Available data >>
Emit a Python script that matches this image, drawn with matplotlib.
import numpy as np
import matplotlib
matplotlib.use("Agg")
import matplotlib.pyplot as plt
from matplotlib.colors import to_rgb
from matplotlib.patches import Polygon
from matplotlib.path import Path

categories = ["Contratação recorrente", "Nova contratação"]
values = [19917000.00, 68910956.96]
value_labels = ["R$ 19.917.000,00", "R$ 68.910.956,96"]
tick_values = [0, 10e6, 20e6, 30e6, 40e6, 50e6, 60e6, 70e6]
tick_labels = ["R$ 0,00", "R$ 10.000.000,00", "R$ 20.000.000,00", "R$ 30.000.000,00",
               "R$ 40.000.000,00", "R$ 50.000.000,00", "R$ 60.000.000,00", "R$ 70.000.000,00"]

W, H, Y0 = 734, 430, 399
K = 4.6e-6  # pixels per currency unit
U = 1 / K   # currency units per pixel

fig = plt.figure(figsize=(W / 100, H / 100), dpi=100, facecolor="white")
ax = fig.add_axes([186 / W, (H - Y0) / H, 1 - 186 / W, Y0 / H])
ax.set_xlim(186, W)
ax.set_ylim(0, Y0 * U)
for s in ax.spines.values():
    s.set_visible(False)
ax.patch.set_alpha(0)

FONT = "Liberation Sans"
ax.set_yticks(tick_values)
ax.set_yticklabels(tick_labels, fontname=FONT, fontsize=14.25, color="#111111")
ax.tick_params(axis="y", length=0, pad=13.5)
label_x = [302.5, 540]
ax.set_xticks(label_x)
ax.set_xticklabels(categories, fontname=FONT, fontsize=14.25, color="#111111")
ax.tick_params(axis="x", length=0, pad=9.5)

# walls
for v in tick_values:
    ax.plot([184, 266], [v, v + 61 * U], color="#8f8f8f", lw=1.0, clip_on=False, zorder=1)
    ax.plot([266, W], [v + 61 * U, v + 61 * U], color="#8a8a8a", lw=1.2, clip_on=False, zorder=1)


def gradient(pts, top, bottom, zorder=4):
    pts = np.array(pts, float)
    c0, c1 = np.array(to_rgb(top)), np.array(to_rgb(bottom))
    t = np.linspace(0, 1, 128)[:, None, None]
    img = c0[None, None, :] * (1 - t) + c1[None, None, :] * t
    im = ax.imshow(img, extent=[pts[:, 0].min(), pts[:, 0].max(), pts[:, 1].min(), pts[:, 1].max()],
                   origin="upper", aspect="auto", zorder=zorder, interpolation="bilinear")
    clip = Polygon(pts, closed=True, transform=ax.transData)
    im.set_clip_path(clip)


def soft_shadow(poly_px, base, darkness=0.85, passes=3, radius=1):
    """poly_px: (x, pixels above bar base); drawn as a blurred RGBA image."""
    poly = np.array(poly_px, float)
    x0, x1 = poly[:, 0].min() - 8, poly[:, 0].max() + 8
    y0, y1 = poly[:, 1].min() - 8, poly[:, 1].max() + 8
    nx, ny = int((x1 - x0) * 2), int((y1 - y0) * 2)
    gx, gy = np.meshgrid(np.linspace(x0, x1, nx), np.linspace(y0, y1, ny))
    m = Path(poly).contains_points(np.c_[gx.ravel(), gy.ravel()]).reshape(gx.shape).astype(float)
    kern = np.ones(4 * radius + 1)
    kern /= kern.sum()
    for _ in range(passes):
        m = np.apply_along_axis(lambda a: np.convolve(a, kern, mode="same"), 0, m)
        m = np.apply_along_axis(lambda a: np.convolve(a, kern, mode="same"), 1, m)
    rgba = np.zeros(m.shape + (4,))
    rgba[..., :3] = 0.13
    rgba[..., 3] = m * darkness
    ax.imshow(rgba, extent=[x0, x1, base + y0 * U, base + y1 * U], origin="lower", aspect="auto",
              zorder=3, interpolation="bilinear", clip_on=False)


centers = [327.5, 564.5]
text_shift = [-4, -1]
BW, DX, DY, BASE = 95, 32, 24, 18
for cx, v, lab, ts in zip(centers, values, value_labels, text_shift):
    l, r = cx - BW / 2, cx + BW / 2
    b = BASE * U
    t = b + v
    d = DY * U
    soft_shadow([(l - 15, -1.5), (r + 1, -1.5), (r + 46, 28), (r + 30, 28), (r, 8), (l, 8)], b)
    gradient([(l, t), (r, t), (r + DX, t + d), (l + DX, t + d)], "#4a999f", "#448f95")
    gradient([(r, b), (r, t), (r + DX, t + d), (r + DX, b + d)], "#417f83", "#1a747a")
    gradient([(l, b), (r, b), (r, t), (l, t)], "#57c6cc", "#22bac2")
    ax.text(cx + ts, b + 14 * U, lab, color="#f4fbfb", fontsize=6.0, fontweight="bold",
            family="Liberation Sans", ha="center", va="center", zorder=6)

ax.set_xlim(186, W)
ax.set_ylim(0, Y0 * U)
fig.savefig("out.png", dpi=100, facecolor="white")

Task to complete >> Copy out each line exactly as written.

Solution to the problem >>
Emit a Python script that matches this image, drawn with matplotlib.
import numpy as np
import matplotlib
matplotlib.use("Agg")
import matplotlib.pyplot as plt
from matplotlib.colors import to_rgb
from matplotlib.patches import Polygon
from matplotlib.path import Path

categories = ["Contratação recorrente", "Nova contratação"]
values = [19917000.00, 68910956.96]
value_labels = ["R$ 19.917.000,00", "R$ 68.910.956,96"]
tick_values = [0, 10e6, 20e6, 30e6, 40e6, 50e6, 60e6, 70e6]
tick_labels = ["R$ 0,00", "R$ 10.000.000,00", "R$ 20.000.000,00", "R$ 30.000.000,00",
               "R$ 40.000.000,00", "R$ 50.000.000,00", "R$ 60.000.000,00", "R$ 70.000.000,00"]

W, H, Y0 = 734, 430, 399
K = 4.6e-6  # pixels per currency unit
U = 1 / K   # currency units per pixel

fig = plt.figure(figsize=(W / 100, H / 100), dpi=100, facecolor="white")
ax = fig.add_axes([186 / W, (H - Y0) / H, 1 - 186 / W, Y0 / H])
ax.set_xlim(186, W)
ax.set_ylim(0, Y0 * U)
for s in ax.spines.values():
    s.set_visible(False)
ax.patch.set_alpha(0)

FONT = "Liberation Sans"
ax.set_yticks(tick_values)
ax.set_yticklabels(tick_labels, fontname=FONT, fontsize=14.25, color="#111111")
ax.tick_params(axis="y", length=0, pad=13.5)
label_x = [302.5, 540]
ax.set_xticks(label_x)
ax.set_xticklabels(categories, fontname=FONT, fontsize=14.25, color="#111111")
ax.tick_params(axis="x", length=0, pad=9.5)

# walls
for v in tick_values:
    ax.plot([184, 266], [v, v + 61 * U], color="#8f8f8f", lw=1.0, clip_on=False, zorder=1)
    ax.plot([266, W], [v + 61 * U, v + 61 * U], color="#8a8a8a", lw=1.2, clip_on=False, zorder=1)


def gradient(pts, top, bottom, zorder=4):
    pts = np.array(pts, float)
    c0, c1 = np.array(to_rgb(top)), np.array(to_rgb(bottom))
    t = np.linspace(0, 1, 128)[:, None, None]
    img = c0[None, None, :] * (1 - t) + c1[None, None, :] * t
    im = ax.imshow(img, extent=[pts[:, 0].min(), pts[:, 0].max(), pts[:, 1].min(), pts[:, 1].max()],
                   origin="upper", aspect="auto", zorder=zorder, interpolation="bilinear")
    clip = Polygon(pts, closed=True, transform=ax.transData)
    im.set_clip_path(clip)


def soft_shadow(poly_px, base, darkness=0.85, passes=3, radius=1):
    """poly_px: (x, pixels above bar base); drawn as a blurred RGBA image."""
    poly = np.array(poly_px, float)
    x0, x1 = poly[:, 0].min() - 8, poly[:, 0].max() + 8
    y0, y1 = poly[:, 1].min() - 8, poly[:, 1].max() + 8
    nx, ny = int((x1 - x0) * 2), int((y1 - y0) * 2)
    gx, gy = np.meshgrid(np.linspace(x0, x1, nx), np.linspace(y0, y1, ny))
    m = Path(poly).contains_points(np.c_[gx.ravel(), gy.ravel()]).reshape(gx.shape).astype(float)
    kern = np.ones(4 * radius + 1)
    kern /= kern.sum()
    for _ in range(passes):
        m = np.apply_along_axis(lambda a: np.convolve(a, kern, mode="same"), 0, m)
        m = np.apply_along_axis(lambda a: np.convolve(a, kern, mode="same"), 1, m)
    rgba = np.zeros(m.shape + (4,))
    rgba[..., :3] = 0.13
    rgba[..., 3] = m * darkness
    ax.imshow(rgba, extent=[x0, x1, base + y0 * U, base + y1 * U], origin="lower", aspect="auto",
              zorder=3, interpolation="bilinear", clip_on=False)


centers = [327.5, 564.5]
text_shift = [-4, -1]
BW, DX, DY, BASE = 95, 32, 24, 18
for cx, v, lab, ts in zip(centers, values, value_labels, text_shift):
    l, r = cx - BW / 2, cx + BW / 2
    b = BASE * U
    t = b + v
    d = DY * U
    soft_shadow([(l - 15, -1.5), (r + 1, -1.5), (r + 46, 28), (r + 30, 28), (r, 8), (l, 8)], b)
    gradient([(l, t), (r, t), (r + DX, t + d), (l + DX, t + d)], "#4a999f", "#448f95")
    gradient([(r, b), (r, t), (r + DX, t + d), (r + DX, b + d)], "#417f83", "#1a747a")
    gradient([(l, b), (r, b), (r, t), (l, t)], "#57c6cc", "#22bac2")
    ax.text(cx + ts, b + 14 * U, lab, color="#f4fbfb", fontsize=6.0, fontweight="bold",
            family="Liberation Sans", ha="center", va="center", zorder=6)

ax.set_xlim(186, W)
ax.set_ylim(0, Y0 * U)
fig.savefig("out.png", dpi=100, facecolor="white")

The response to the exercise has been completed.